■ Written request ■
Line by line, repeat the data below exactly, beginning at the first line and ending at the line with "const eksenAdim = 500000;". Omit pictures.

■ Information supplied ■

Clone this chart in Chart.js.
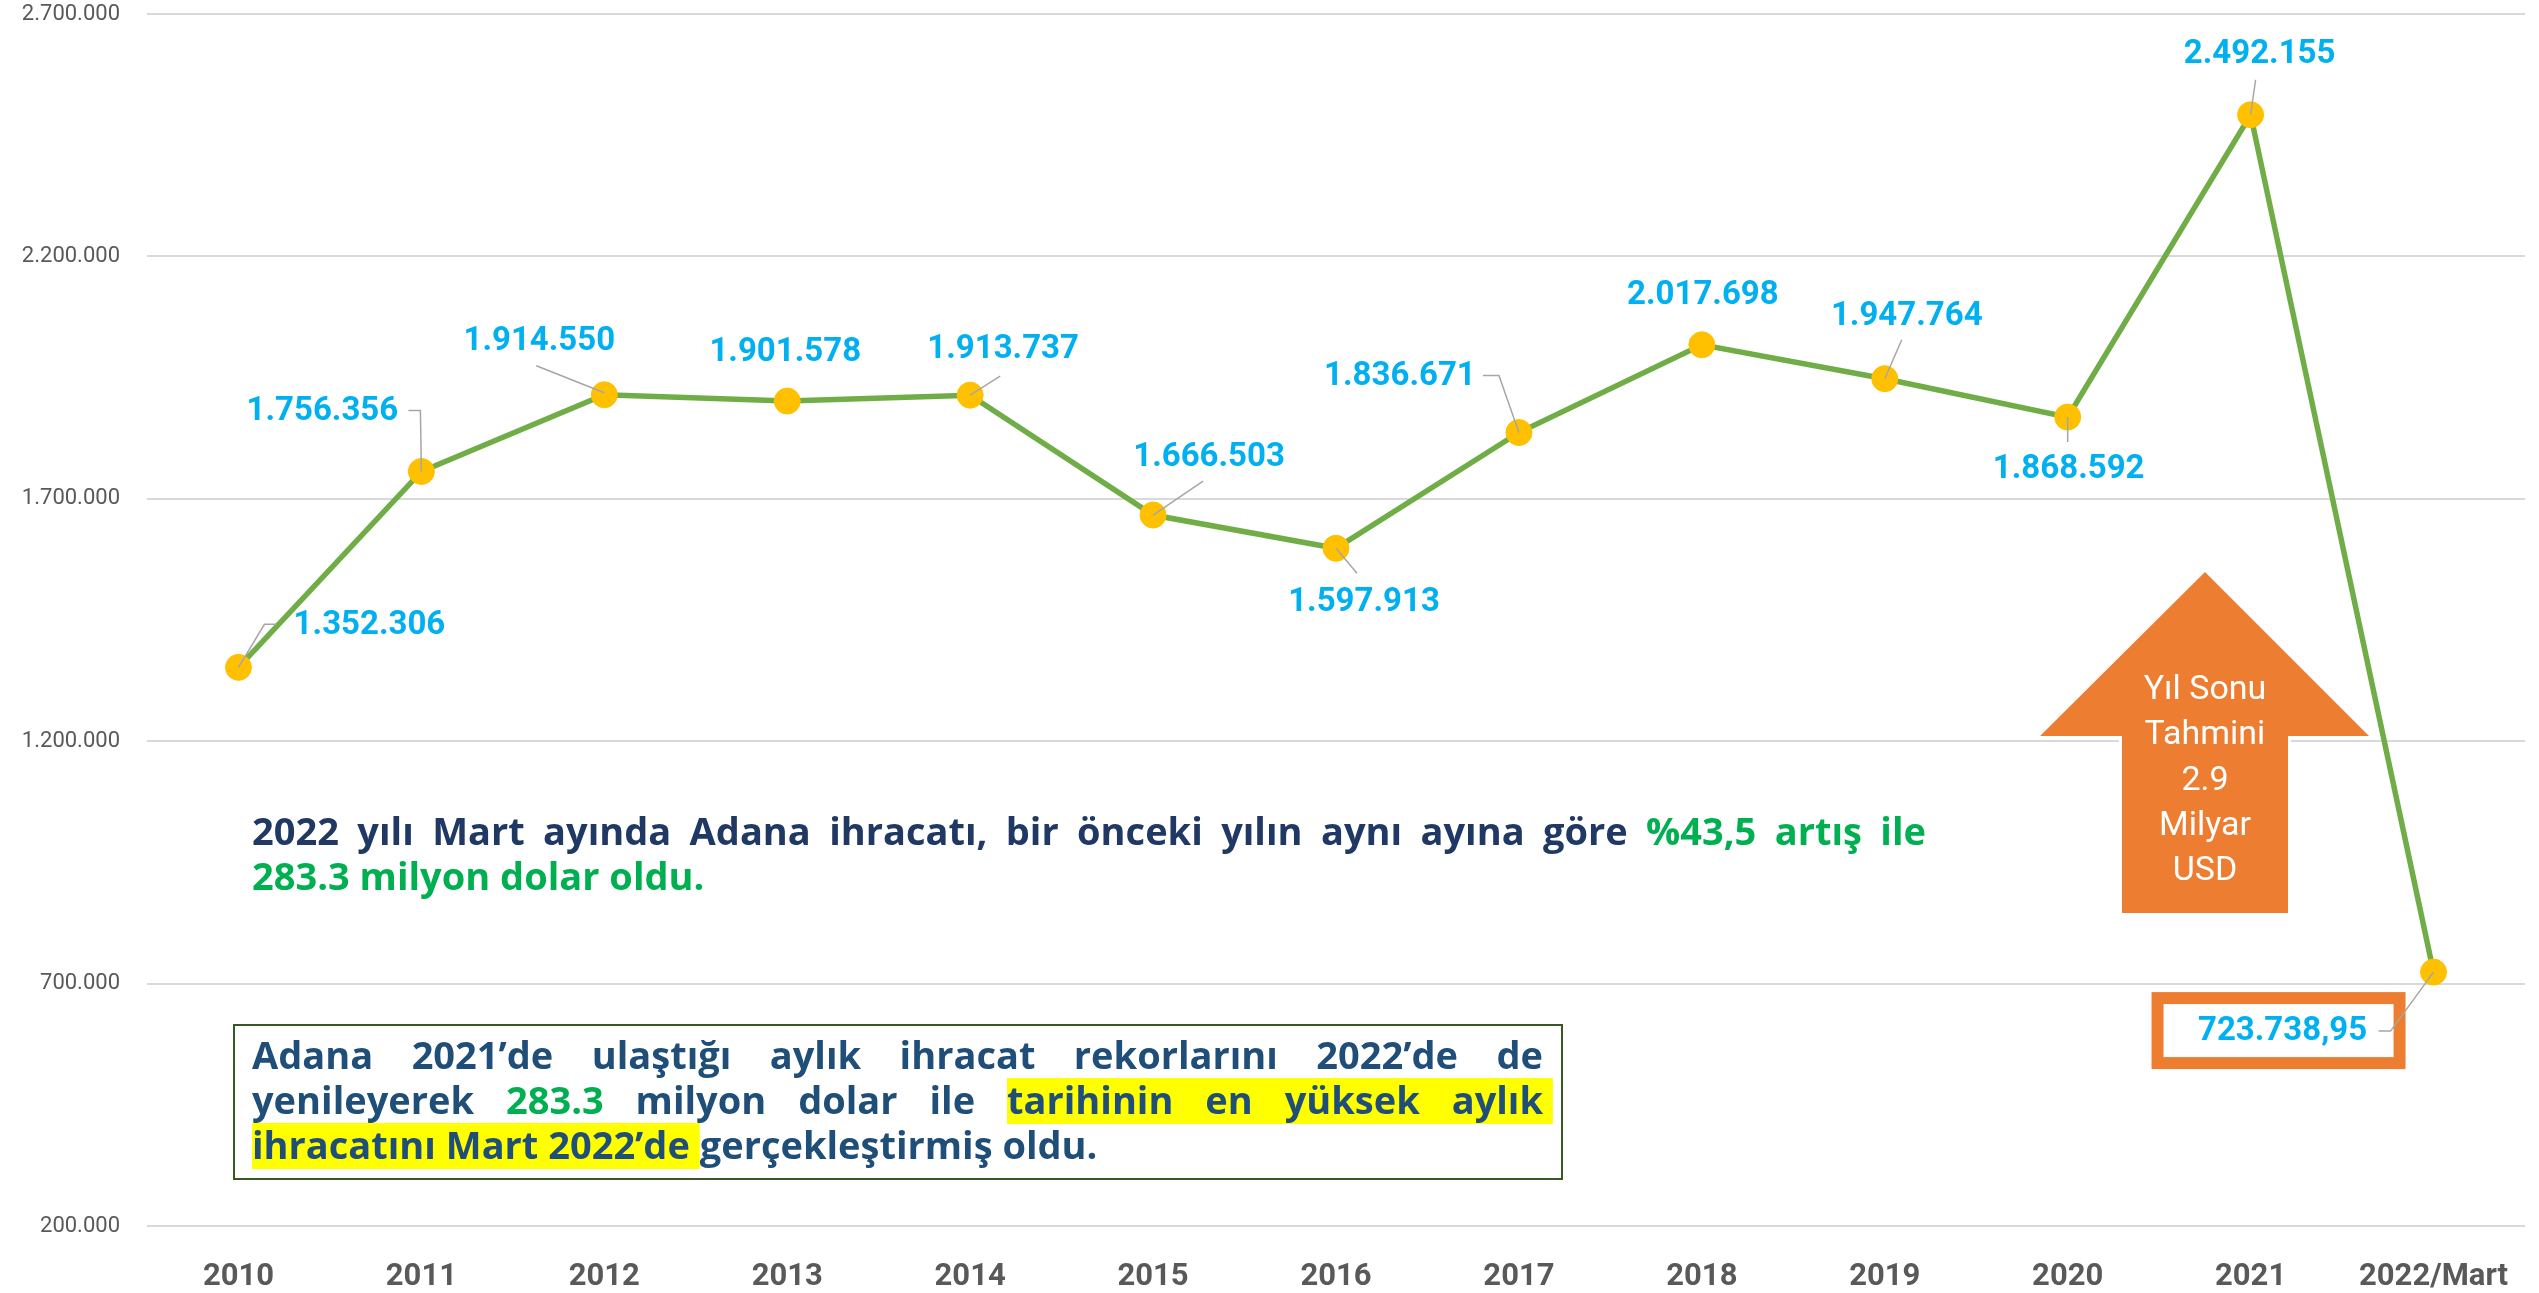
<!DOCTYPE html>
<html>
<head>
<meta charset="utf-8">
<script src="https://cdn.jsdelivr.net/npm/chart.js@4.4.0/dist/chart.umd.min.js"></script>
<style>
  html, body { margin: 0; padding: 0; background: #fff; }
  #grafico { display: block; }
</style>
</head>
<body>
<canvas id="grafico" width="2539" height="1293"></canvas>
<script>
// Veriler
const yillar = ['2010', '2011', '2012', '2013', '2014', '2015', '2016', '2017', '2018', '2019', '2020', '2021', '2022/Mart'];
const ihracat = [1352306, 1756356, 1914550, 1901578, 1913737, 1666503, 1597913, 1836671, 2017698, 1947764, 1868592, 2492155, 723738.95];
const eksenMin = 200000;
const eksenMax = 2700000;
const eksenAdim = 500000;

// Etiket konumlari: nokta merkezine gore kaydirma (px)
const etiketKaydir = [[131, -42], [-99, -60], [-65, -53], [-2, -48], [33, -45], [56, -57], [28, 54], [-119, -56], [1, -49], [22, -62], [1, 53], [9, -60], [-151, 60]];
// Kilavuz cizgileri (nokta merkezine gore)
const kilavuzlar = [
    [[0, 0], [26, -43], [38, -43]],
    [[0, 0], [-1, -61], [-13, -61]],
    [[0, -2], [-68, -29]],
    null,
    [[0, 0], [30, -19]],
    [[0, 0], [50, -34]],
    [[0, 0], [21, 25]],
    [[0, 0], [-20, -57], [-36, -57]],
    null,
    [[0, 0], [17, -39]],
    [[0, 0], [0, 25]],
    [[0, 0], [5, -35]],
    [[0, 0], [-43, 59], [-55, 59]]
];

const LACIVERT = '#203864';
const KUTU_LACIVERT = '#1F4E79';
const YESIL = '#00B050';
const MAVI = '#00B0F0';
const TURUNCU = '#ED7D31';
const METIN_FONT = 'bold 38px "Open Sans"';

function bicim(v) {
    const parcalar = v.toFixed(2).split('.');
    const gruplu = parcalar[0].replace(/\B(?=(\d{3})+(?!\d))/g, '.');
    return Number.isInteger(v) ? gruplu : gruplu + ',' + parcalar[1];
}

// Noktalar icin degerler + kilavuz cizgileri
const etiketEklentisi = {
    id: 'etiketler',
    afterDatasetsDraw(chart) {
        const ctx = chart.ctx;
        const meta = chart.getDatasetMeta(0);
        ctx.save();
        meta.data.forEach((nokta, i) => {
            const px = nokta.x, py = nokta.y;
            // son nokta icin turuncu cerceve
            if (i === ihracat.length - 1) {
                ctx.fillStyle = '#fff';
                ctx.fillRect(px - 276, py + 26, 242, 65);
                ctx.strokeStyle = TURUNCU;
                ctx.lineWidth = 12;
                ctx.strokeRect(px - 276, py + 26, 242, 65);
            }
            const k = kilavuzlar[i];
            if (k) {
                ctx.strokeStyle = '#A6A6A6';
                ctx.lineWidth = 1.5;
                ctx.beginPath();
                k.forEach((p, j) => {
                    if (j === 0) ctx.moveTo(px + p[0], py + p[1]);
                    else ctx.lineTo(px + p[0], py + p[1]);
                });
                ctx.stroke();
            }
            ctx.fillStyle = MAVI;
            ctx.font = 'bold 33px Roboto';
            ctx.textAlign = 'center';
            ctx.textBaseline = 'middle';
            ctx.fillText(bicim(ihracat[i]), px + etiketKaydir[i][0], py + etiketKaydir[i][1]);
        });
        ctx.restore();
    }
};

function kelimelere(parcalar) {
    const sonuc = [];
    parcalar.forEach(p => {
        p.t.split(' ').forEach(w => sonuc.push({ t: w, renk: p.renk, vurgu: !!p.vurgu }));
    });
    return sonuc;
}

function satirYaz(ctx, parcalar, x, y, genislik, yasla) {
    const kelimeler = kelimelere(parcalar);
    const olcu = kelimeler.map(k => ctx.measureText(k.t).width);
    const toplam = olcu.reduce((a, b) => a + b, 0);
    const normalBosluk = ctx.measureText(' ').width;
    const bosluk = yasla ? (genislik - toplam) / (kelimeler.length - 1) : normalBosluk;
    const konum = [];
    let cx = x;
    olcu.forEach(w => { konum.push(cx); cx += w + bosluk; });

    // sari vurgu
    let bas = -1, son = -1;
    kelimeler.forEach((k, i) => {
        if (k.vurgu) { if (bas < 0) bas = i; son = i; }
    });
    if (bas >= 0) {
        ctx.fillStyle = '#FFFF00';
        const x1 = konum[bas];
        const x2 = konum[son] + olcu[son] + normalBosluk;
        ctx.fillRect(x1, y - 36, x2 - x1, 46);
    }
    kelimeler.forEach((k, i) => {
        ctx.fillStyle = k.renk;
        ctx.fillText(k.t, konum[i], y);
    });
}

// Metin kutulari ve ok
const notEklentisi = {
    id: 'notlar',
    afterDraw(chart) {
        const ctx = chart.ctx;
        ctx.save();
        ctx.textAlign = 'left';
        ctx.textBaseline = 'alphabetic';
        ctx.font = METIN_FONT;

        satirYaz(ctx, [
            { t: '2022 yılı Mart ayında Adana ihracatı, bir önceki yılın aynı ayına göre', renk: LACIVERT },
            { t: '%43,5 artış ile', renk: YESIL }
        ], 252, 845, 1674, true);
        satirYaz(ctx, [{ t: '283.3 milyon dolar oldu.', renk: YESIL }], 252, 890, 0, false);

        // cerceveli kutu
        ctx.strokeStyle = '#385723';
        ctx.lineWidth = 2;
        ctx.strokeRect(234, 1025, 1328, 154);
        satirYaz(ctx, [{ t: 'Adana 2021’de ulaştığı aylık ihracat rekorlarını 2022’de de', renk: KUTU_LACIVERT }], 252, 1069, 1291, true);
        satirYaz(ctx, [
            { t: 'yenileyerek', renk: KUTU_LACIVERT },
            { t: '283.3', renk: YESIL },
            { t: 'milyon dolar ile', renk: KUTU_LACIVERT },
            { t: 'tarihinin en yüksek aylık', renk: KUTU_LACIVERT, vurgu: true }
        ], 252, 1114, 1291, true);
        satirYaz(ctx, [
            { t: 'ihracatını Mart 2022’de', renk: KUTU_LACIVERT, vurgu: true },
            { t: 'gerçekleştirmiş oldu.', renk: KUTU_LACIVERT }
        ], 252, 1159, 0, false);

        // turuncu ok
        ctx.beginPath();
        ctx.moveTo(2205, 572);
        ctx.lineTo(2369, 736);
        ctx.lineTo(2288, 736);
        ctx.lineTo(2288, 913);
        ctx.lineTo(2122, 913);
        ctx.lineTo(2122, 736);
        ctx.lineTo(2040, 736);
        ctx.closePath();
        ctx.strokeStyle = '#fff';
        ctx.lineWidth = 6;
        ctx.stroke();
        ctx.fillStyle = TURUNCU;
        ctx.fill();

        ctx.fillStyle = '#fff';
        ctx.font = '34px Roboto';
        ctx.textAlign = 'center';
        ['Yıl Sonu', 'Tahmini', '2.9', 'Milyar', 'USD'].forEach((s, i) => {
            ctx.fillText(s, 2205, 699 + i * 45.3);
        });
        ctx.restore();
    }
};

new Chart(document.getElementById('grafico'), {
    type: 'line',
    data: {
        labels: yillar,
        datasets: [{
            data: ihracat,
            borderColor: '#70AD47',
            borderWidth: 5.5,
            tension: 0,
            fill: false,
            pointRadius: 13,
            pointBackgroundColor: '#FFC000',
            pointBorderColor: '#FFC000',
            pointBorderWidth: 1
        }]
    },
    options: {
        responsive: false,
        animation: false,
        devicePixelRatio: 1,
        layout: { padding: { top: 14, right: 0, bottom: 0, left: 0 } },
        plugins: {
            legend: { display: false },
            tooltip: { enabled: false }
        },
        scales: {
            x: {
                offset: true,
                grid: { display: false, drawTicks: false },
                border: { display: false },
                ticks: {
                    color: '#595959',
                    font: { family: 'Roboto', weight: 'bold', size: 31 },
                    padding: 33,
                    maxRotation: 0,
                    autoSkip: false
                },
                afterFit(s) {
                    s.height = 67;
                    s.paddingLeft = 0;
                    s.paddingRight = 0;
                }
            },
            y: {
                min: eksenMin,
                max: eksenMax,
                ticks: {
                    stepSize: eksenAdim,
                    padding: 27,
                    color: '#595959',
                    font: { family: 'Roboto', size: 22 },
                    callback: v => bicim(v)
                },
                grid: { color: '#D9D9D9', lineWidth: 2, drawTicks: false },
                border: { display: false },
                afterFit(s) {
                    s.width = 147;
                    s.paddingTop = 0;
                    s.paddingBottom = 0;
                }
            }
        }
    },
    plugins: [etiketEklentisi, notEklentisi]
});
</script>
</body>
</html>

■ Correct response ■
Clone this chart in Chart.js.
<!DOCTYPE html>
<html>
<head>
<meta charset="utf-8">
<script src="https://cdn.jsdelivr.net/npm/chart.js@4.4.0/dist/chart.umd.min.js"></script>
<style>
  html, body { margin: 0; padding: 0; background: #fff; }
  #grafico { display: block; }
</style>
</head>
<body>
<canvas id="grafico" width="2539" height="1293"></canvas>
<script>
// Veriler
const yillar = ['2010', '2011', '2012', '2013', '2014', '2015', '2016', '2017', '2018', '2019', '2020', '2021', '2022/Mart'];
const ihracat = [1352306, 1756356, 1914550, 1901578, 1913737, 1666503, 1597913, 1836671, 2017698, 1947764, 1868592, 2492155, 723738.95];
const eksenMin = 200000;
const eksenMax = 2700000;
const eksenAdim = 500000;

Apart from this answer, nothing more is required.